Certified copies of birth and death certificates were already being issued through the island administrator’s office in Abaco, and the Attorney General said the Government planned to expand this decentralisation to other documents and Family Islands, so Bahamians living there did not have to undertake expensive journeys to Nassau.
Admitting that improving the Registrar’s General Department was “tremendously important” to the Bahamas’ competitiveness, Mrs Maynard-Gibson added: “There is no magic wand to be waved, no solution overnight.
“There is a plan of action, and we are systematically implementing that with the private sector. We look forward to designing something that puts the Bahamas where we need to be, and people expect us to be, in the 21st century.

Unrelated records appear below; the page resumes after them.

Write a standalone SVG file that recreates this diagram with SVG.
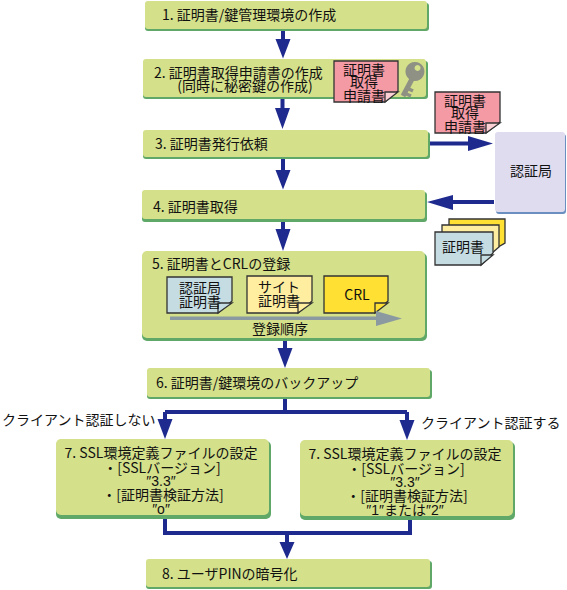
<svg xmlns="http://www.w3.org/2000/svg" width="567" height="590" viewBox="0 0 567 590">
<style>
text{font-family:"Noto Sans CJK JP","Liberation Sans",sans-serif;font-size:14px;fill:#111;text-anchor:middle}
.l{text-anchor:start}
.q{font-family:"Liberation Sans","Noto Sans CJK JP",sans-serif}
.sh{fill:#5fa868}
.bx{fill:#d4e08a}
.ln{fill:none;stroke:#1f2a8f;stroke-width:4}
.hd{fill:#1f2a8f}
.doc{stroke:#333;stroke-width:1.3}
</style>
<rect width="567" height="590" fill="#fff"/>
<g id="connectors">
<path class="ln" d="M283 30V42M282.500 99V110M283 159V172M283 222V231M285 341V350M429 143.500H470M494 202H451M285 399V412M165 412H407M165 412V421M407 412V422M165 518V533H410V519M287 533V544"/>
<path class="hd" d="M275.500 39H290.500L283 58.500ZM275 108H290L282.500 129ZM275.500 170H290.500L283 189.500ZM275.500 229H290.500L283 251ZM277.500 348H292.500L285 368ZM468 136V151L493 143.500ZM453 195V210L427 202ZM157.500 419H172.500L165 439ZM399.500 420H414.500L407 440ZM279.500 542H294.500L287 559Z"/>
</g>
<g id="node1"><rect class="sh" x="145" y="3" width="284" height="28" rx="3"/><rect class="bx" x="145" y="1" width="282" height="28" rx="3"/><text class="l" x="162" y="20">1. 証明書/鍵管理環境の作成</text></g>
<g id="node2"><rect class="sh" x="143" y="61" width="285" height="38" rx="3"/><rect class="bx" x="143" y="59" width="283" height="38" rx="3"/><text class="l" x="154" y="78">2. 証明書取得申請書の作成</text><text x="245" y="91">(同時に秘密鍵の作成)</text>
<g id="key"><path fill="#8e9183" fill-rule="evenodd" d="M415 62A9.500 9.500 0 1 1 414.900 62ZM417.500 65A3 3 0 1 0 417.600 65Z"/><path fill="none" stroke="#8e9183" stroke-width="5" d="M412 79L403 96"/><path fill="none" stroke="#8e9183" stroke-width="3.500" d="M407 88L413 91M404 93L411 96"/></g>
<path class="doc" fill="#f49aa4" d="M334 61H398V91L385 102H334Z"/><path class="doc" fill="#fbd0d5" d="M385 102V92H398Z" stroke-width="1"/><text x="364" y="75">証明書</text><text x="364" y="87">取得</text><text x="364" y="101">申請書</text></g>
<g id="node3"><rect class="sh" x="143" y="132" width="287" height="27" rx="3"/><rect class="bx" x="143" y="130" width="285" height="27" rx="3"/><text class="l" x="155" y="149">3. 証明書発行依頼</text></g>
<g id="node4"><rect class="sh" x="142" y="192" width="285" height="30" rx="3"/><rect class="bx" x="142" y="190" width="283" height="29" rx="3"/><text class="l" x="153" y="212">4. 証明書取得</text></g>
<g id="node5"><rect class="sh" x="142" y="253" width="285" height="88" rx="5"/><rect class="bx" x="142" y="251" width="283" height="87" rx="5"/><text class="l" x="152" y="269">5. 証明書とCRLの登録</text>
<path class="doc" fill="#c5dde2" d="M167 277H232V301L218 313H167Z"/><path class="doc" fill="#c5dde2" d="M218 313V303H232Z"/><text x="200" y="293">認証局</text><text x="200" y="307">証明書</text>
<path class="doc" fill="#ffeda0" d="M247 276H312V301L298 313H247Z"/><path class="doc" fill="#ffeda0" d="M298 313V303H312Z"/><text x="279" y="292">サイト</text><text x="279" y="306">証明書</text>
<path class="doc" fill="#ffe033" d="M324 276H388V301L375 313H324Z"/><path class="doc" fill="#ffe033" d="M375 313V303H388Z"/><text x="357" y="300">CRL</text>
<path fill="#8a9aa0" d="M170 316.500H376V311L402 318.500L376 326V320H170Z"/><text x="280" y="334">登録順序</text></g>
<g id="node6"><rect class="sh" x="147" y="370" width="285" height="29" rx="3"/><rect class="bx" x="147" y="368" width="283" height="29" rx="3"/><text class="l" x="156" y="388">6. 証明書/鍵環境のバックアップ</text></g>
<g id="node7a"><rect class="sh" x="56" y="441" width="215" height="78" rx="5"/><rect class="bx" x="56" y="439" width="213" height="76" rx="5"/><text x="161" y="458">7. SSL環境定義ファイルの設定</text><text x="162" y="473">・[SSLバージョン]</text><text x="161" y="486" class="q">″3.3″</text><text x="163" y="500">・[証明書検証方法]</text><text x="161" y="514" class="q">″o″</text></g>
<g id="node7b"><rect class="sh" x="300" y="442" width="215" height="78" rx="5"/><rect class="bx" x="300" y="440" width="213" height="76" rx="5"/><text x="405" y="459">7. SSL環境定義ファイルの設定</text><text x="406" y="474">・[SSLバージョン]</text><text x="405" y="487" class="q">″3.3″</text><text x="407" y="501">・[証明書検証方法]</text><text x="405" y="515" class="q">″1″または″2″</text></g>
<g id="node8"><rect class="sh" x="146" y="561" width="286" height="28" rx="3"/><rect class="bx" x="146" y="559" width="284" height="28" rx="3"/><text class="l" x="162" y="579">8. ユーザPINの暗号化</text></g>
<g id="ca"><rect fill="#6a8fc0" x="496" y="134" width="70" height="80" rx="3"/><rect fill="#dedcee" x="495" y="132" width="70" height="80" rx="3"/><text x="531" y="176">認証局</text></g>
<g id="reqdoc"><path class="doc" fill="#f49aa4" d="M435 92H500V122L486 133H435Z"/><path class="doc" fill="#fbd0d5" d="M486 133V123H500Z" stroke-width="1"/><text x="465" y="106">証明書</text><text x="465" y="118">取得</text><text x="465" y="132">申請書</text></g>
<g id="certs"><path class="doc" fill="#ffe033" d="M449 219H505V243L498 247H449Z"/><path class="doc" fill="#ffeda0" d="M442 225H499V247L492 253H442Z"/><path class="doc" fill="#c5dde2" d="M435 232H493V253L481 265H435Z"/><path class="doc" fill="#c5dde2" d="M481 265V255H493Z"/><text x="463" y="252">証明書</text></g>
<text id="lab1" class="l" x="2" y="425">クライアント認証しない</text>
<text id="lab2" class="l" x="421" y="428">クライアント認証する</text>
</svg>
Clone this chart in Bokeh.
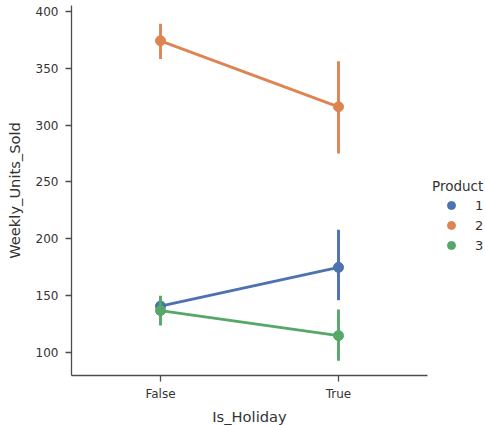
from bokeh.plotting import figure
from bokeh.models import FactorRange, Range1d, FixedTicker, Legend, LegendItem
from bokeh.embed import file_html
from bokeh.resources import INLINE

categories = ["False", "True"]
products = ["1", "2", "3"]
colors = ["#4C72B0", "#DD8452", "#55A868"]
means = {"1": [141, 175], "2": [374, 316], "3": [137, 115]}
ci_low = {"1": [135, 146], "2": [358, 275], "3": [124, 93]}
ci_high = {"1": [147, 208], "2": [389, 356], "3": [150, 138]}
y_ticks = [100, 150, 200, 250, 300, 350, 400]

FONT = "DejaVu Sans"
TXT = "#333333"
AX = "#4d4d4d"

p = figure(x_range=FactorRange(*categories, range_padding=0), y_range=Range1d(80, 405),
           frame_width=356, frame_height=370, output_backend="svg", toolbar_location=None,
           min_border_left=71, min_border_top=5, min_border_bottom=50, min_border_right=58)
p.background_fill_color = "white"
p.border_fill_color = "white"
p.outline_line_color = None
p.grid.visible = False

items = []
for prod, col in zip(products, colors):
    p.line(categories, means[prod], line_color=col, line_width=2.9)
    p.segment(x0=categories, y0=ci_low[prod], x1=categories, y1=ci_high[prod],
              line_color=col, line_width=2.9)
    r = p.scatter(categories, means[prod], size=10, fill_color=col, line_color=col)
    items.append(LegendItem(label=prod, renderers=[r]))

legend = Legend(items=items, title="Product", border_line_alpha=0, background_fill_alpha=0,
                label_text_font=FONT, label_text_font_size="13px", label_text_color=TXT,
                title_text_font=FONT, title_text_font_size="13.5px", title_text_color=TXT,
                title_text_font_style="normal", spacing=0, label_height=20, glyph_height=20,
                glyph_width=38, padding=0, margin=0, label_standoff=5, title_standoff=1,
                location=(5, 120))
p.add_layout(legend, "right")

for ax in (p.xaxis, p.yaxis):
    ax.axis_line_color = AX
    ax.axis_line_width = 1.3
    ax.major_tick_line_color = AX
    ax.major_tick_line_width = 1.3
    ax.major_tick_out = 6
    ax.major_tick_in = 0
    ax.minor_tick_line_color = None
    ax.major_label_text_font = FONT
    ax.major_label_text_font_size = "12px"
    ax.major_label_text_color = TXT
    ax.axis_label_text_font = FONT
    ax.axis_label_text_font_size = "14.67px"
    ax.axis_label_text_font_style = "normal"
    ax.axis_label_text_color = TXT

p.xaxis.axis_label = "Is_Holiday"
p.yaxis.axis_label = "Weekly_Units_Sold"
p.yaxis.ticker = FixedTicker(ticks=y_ticks)
p.yaxis.major_label_standoff = 7
p.yaxis.axis_label_standoff = 10
p.xaxis.major_label_standoff = 5
p.xaxis.axis_label_standoff = 4

open("out.html", "w").write(file_html(p, INLINE))
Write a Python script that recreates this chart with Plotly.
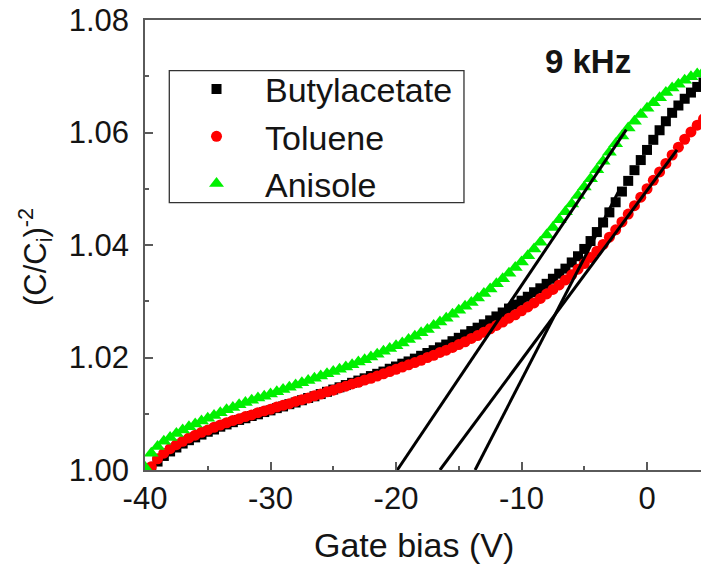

“We think it is critical to have a strong private-public sector collaboration. It is they who are going to be using the services, and we intend to ensure the services delivered are the ones they feel will make the Bahamas more competitive, as they are out there marketing this nation.”
Aliya Allen, the Bahamas Financial Services Board’s (BFSB) chief executive/executive director, told Tribune Business: “I welcome the fact there are some developments going on with the Registrar General’s Department.
“The Attorney General has certainly committed to the BFSB and the industry that this remains a high priority agenda item in turning the Registrar General’s Department around.
“We hope, and have been advised, that we will be engaged in an evaluation of what needs to be done. That would be incredibly good news for the Bahamas.”